Here are a few parts of the book that struck me as particularly interesting:
Livingston describes a complete hierarchy of chumps: those who bet blindly, those who buy on dips and memorize some simple rules, careful traders who listen to too many experts, and semi-pros who take profits too quickly in a bull market. I could definitely see my former self among the extensive description of these chumps.
“It was never my thinking that made the big money for me. It was my sitting. ... I’ve known many men who were right at exactly the right time [but traded out of their positions too soon].”
The average man desires “to be told specifically which stock to buy or sell. He wants to get something for nothing. He does not wish to work. He doesn’t even wish to have to think.”
A funny line about telling tall tales: James J. Hill “was worth from fifty million to five hundred million, the estimate depending upon the state of the speaker’s liver.”
“There was practically no opportunity for me to make big money [from 1911 to 1914]. The market flattened out.” For traders to be successful, they need action (volatility) and victims (bad traders).
“Lefèvre’s implicit message is: Just say no to all tips ... No doubt he would be appalled by financial cable television.” Seeking tips is “not so much greed made blind by eagerness as it is hope bandaged by the unwillingness to do any thinking.”
Even a century ago regulations were stricter on stock manipulation than they had been years before: “Most of the tricks, devices and expedients of bygone days are obsolete and futile; or illegal and impracticable.”
A comment related to modern day behavioural finance: “there is profit in studying human factors—the ease with which human beings believe what it pleases them to believe.” Attributed to Thomas F. Woodlock: “The principles of successful stock speculation are based on the supposition that people will continue in the future to make the mistakes that they have made in the past.” This is the reason why modern-day active investors want index investors to get into the active fray and make mistakes.
In Livermore’s later years “outside financiers pooled their shares in a company that was not moving fast enough for their liking and hired pros like Livermore to sell them to the public at higher prices.” Stock manipulation seems mainly to be an exercise in creating a pattern of trades that moves prices and draws the public into the wrong side of trades at favourable prices for the manipulators. The public are essentially chumps in this exercise. “The big money in booms is always made first by the public—on paper. And it remains on paper.”
It’s hard to say how helpful the lessons of this book are to traders today. No doubt they need to know at least as much as this book teaches, but I suspect that it takes far more skill and automated tools to make money trading today than was required a century ago. This book describes a romantic time when it was possible for a lone trader to make short-term money on the mistakes of other traders. Even if there is no useful lesson on how to get rich, this story is worth the read.
The main character makes a fortune and then loses it again several times over, each time gaining new insights into stock trading. The limited regulation of the time permitted extensive leverage and many attempts to corner markets. Common themes are manipulation of the investing public and back-stabbing among big traders. No doubt the many trading lessons woven into this story would have some usefulness to traders today.

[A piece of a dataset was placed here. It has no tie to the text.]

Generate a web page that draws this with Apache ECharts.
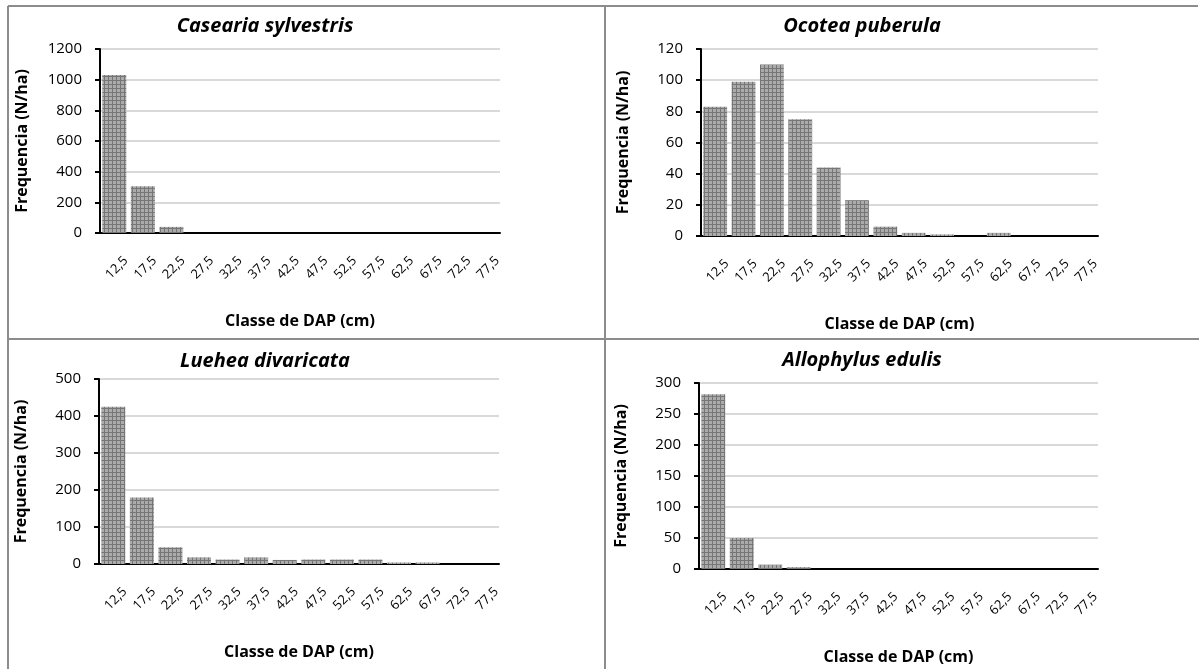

Here are a few parts of the book that struck me as particularly interesting:
Livingston describes a complete hierarchy of chumps: those who bet blindly, those who buy on dips and memorize some simple rules, careful traders who listen to too many experts, and semi-pros who take profits too quickly in a bull market. I could definitely see my former self among the extensive description of these chumps.
“It was never my thinking that made the big money for me. It was my sitting. ... I’ve known many men who were right at exactly the right time [but traded out of their positions too soon].”
The average man desires “to be told specifically which stock to buy or sell. He wants to get something for nothing. He does not wish to work. He doesn’t even wish to have to think.”
A funny line about telling tall tales: James J. Hill “was worth from fifty million to five hundred million, the estimate depending upon the state of the speaker’s liver.”
“There was practically no opportunity for me to make big money [from 1911 to 1914]. The market flattened out.” For traders to be successful, they need action (volatility) and victims (bad traders).
“Lefèvre’s implicit message is: Just say no to all tips ... No doubt he would be appalled by financial cable television.” Seeking tips is “not so much greed made blind by eagerness as it is hope bandaged by the unwillingness to do any thinking.”
Even a century ago regulations were stricter on stock manipulation than they had been years before: “Most of the tricks, devices and expedients of bygone days are obsolete and futile; or illegal and impracticable.”
A comment related to modern day behavioural finance: “there is profit in studying human factors—the ease with which human beings believe what it pleases them to believe.” Attributed to Thomas F. Woodlock: “The principles of successful stock speculation are based on the supposition that people will continue in the future to make the mistakes that they have made in the past.” This is the reason why modern-day active investors want index investors to get into the active fray and make mistakes.
In Livermore’s later years “outside financiers pooled their shares in a company that was not moving fast enough for their liking and hired pros like Livermore to sell them to the public at higher prices.” Stock manipulation seems mainly to be an exercise in creating a pattern of trades that moves prices and draws the public into the wrong side of trades at favourable prices for the manipulators. The public are essentially chumps in this exercise. “The big money in booms is always made first by the public—on paper. And it remains on paper.”
It’s hard to say how helpful the lessons of this book are to traders today. No doubt they need to know at least as much as this book teaches, but I suspect that it takes far more skill and automated tools to make money trading today than was required a century ago. This book describes a romantic time when it was possible for a lone trader to make short-term money on the mistakes of other traders. Even if there is no useful lesson on how to get rich, this story is worth the read.